The United States has asked Japan to end its program of lethal “scientific” whaling. The request comes shortly before Japan is expected to unveil a proposed program for hunting hundreds more whales in the Southern Ocean surrounding Antarctica.

Japan hopes to increase its take of minke whales from 440 to 850 a year and to add 50 each of humpback and fin whales to its self-imposed quotas. Japan added sperm, sei, and Bryde’s whales to its whaling program in 2002.

Ministers and commissioners from more than 60 countries will discuss this and other aspects of whale management at the International Whaling Commission’s annual meeting in Ulsan, South Korea, June 20 to 24.

Officials with the National Oceanic and Atmospheric Administration (NOAA) reiterated their opposition to lethal research on whales and said Japan’s research whaling raises questions of scientific validity.

U.S. officials believe scientific data can be collected through non-lethal means. They are concerned that taking whales from stocks that may be depleted could retard or preclude recovery of those stocks.

U.S. officials also voiced concern that an expansion of Japan’s lethal “research program” in the Southern Ocean will hinder discussion and progress on other important issues at the IWC meeting.

Japan began taking whales for what it describes as research purposes in 1987, and conducts such programs in the Southern Ocean and in the North Pacific Ocean.

Japan unilaterally issues itself an annual quota of more than 800 whales, including minke, sei, Bryde’s and sperm whales. Whale meat from the research hunts is sold in the Japanese marketplace.

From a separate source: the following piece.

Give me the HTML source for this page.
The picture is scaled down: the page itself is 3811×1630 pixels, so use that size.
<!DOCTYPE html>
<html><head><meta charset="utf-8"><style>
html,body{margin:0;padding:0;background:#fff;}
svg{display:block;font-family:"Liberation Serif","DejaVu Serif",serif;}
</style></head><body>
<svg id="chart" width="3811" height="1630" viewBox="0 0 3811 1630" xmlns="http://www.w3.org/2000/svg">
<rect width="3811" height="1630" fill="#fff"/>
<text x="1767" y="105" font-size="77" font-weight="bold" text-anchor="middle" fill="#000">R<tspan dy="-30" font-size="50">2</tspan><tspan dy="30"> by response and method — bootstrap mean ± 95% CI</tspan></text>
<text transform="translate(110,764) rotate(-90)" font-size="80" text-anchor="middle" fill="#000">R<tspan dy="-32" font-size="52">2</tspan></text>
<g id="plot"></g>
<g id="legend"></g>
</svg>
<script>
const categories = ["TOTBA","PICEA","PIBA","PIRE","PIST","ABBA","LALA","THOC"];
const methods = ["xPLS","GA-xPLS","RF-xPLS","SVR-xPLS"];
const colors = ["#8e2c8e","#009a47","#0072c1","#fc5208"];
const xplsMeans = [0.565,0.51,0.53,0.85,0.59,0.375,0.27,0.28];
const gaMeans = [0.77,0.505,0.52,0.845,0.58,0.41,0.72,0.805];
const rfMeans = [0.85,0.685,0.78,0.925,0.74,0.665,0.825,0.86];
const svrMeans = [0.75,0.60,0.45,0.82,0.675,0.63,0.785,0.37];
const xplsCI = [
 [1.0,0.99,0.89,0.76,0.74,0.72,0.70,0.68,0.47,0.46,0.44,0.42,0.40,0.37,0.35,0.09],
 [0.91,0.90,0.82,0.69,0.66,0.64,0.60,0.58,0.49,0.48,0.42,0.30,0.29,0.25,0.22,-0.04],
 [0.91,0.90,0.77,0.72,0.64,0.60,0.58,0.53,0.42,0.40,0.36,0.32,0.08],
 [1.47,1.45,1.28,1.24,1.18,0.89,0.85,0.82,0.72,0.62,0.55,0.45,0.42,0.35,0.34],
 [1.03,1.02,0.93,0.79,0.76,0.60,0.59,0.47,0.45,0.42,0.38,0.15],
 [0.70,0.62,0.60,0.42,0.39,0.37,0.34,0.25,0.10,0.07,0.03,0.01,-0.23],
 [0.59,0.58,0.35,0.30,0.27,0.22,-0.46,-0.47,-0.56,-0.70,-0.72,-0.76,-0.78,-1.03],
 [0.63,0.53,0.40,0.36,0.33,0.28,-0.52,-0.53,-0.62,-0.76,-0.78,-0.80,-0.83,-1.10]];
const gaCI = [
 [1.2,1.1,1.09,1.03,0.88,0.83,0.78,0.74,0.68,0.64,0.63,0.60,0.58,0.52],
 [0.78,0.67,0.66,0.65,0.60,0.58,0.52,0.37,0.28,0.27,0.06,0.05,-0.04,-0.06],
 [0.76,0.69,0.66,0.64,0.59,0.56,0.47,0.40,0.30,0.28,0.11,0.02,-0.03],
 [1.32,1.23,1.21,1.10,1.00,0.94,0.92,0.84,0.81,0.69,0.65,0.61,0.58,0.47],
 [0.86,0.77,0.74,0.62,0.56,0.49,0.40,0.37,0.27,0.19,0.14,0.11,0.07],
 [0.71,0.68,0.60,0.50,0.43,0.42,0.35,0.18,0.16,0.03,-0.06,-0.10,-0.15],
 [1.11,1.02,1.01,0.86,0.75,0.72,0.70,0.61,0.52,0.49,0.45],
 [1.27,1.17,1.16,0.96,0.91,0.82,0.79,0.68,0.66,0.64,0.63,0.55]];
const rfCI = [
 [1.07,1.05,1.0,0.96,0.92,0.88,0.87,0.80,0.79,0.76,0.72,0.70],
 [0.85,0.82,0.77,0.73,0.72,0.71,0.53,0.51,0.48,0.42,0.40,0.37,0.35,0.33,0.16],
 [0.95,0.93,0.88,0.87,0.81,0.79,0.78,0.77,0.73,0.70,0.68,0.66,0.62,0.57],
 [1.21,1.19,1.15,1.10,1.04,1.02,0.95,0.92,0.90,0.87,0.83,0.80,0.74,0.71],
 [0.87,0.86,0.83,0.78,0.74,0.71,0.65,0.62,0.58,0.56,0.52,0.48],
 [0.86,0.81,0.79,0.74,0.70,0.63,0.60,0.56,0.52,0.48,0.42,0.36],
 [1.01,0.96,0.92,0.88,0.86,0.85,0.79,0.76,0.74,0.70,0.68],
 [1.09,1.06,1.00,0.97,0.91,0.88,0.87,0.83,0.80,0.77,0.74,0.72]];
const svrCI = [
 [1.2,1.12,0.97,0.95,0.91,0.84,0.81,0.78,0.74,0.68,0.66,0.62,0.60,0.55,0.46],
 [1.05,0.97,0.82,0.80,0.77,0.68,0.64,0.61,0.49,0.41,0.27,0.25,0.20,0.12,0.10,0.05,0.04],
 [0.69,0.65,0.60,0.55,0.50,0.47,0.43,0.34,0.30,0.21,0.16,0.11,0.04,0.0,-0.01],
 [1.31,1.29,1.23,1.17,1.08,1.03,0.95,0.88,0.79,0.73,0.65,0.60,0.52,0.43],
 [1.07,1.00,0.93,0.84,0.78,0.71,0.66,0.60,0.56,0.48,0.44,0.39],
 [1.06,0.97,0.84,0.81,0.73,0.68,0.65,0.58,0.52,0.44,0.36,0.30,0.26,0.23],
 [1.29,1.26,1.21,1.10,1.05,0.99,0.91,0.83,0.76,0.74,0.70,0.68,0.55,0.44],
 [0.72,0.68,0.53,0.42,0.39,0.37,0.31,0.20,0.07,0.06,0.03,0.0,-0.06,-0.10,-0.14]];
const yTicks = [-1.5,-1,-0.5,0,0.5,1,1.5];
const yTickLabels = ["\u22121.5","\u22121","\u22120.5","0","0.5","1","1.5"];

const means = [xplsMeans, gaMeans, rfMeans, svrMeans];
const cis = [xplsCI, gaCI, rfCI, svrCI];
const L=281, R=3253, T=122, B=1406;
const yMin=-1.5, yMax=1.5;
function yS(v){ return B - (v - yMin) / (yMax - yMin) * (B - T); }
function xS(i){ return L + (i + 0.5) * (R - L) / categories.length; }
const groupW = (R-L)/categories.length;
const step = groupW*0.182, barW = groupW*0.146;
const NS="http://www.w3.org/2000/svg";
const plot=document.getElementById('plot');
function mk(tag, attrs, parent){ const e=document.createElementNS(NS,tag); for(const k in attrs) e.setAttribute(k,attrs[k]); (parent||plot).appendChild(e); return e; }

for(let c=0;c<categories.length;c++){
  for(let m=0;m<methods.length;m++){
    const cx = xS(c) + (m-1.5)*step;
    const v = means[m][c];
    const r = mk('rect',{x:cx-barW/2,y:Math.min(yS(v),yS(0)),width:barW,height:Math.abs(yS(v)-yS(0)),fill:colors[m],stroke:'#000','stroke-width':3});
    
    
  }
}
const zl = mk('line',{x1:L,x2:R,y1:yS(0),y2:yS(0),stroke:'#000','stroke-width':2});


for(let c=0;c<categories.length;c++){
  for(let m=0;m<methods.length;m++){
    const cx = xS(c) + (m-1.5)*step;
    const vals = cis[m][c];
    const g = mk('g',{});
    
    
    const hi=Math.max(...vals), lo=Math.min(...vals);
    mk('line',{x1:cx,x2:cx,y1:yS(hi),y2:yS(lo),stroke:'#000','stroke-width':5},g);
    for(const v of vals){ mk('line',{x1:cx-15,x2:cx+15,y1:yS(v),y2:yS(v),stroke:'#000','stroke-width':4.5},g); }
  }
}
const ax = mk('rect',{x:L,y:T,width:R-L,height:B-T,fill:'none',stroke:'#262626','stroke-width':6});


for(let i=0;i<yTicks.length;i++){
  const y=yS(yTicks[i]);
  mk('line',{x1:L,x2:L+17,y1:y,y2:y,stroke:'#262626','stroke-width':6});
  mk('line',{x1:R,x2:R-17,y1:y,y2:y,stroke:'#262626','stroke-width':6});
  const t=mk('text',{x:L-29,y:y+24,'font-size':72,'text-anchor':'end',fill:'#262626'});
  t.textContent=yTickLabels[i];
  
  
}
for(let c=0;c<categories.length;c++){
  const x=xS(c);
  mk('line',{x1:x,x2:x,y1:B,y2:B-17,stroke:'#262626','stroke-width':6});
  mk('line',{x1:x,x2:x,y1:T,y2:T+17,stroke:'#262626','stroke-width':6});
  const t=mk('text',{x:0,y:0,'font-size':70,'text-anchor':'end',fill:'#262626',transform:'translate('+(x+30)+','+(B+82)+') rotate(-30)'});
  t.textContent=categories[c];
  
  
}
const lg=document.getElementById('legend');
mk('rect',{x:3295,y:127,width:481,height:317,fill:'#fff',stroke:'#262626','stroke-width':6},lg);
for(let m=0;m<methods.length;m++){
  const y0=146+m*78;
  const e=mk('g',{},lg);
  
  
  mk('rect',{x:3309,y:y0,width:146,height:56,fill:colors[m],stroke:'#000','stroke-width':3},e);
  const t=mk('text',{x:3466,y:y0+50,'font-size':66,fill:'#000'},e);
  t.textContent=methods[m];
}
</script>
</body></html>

NOAA is the scientific research and whale management agency within the United States government, and as such is the lead federal agency at International Whaling Commission meetings.

Other nations such as Australia and New Zealand also oppose Japan’s whaling research. Australian Prime Minister John Howard wrote a letter to his Japanese counterpart Junichiro Koizumi in May asking Japan to cease its lethal scientific whaling program.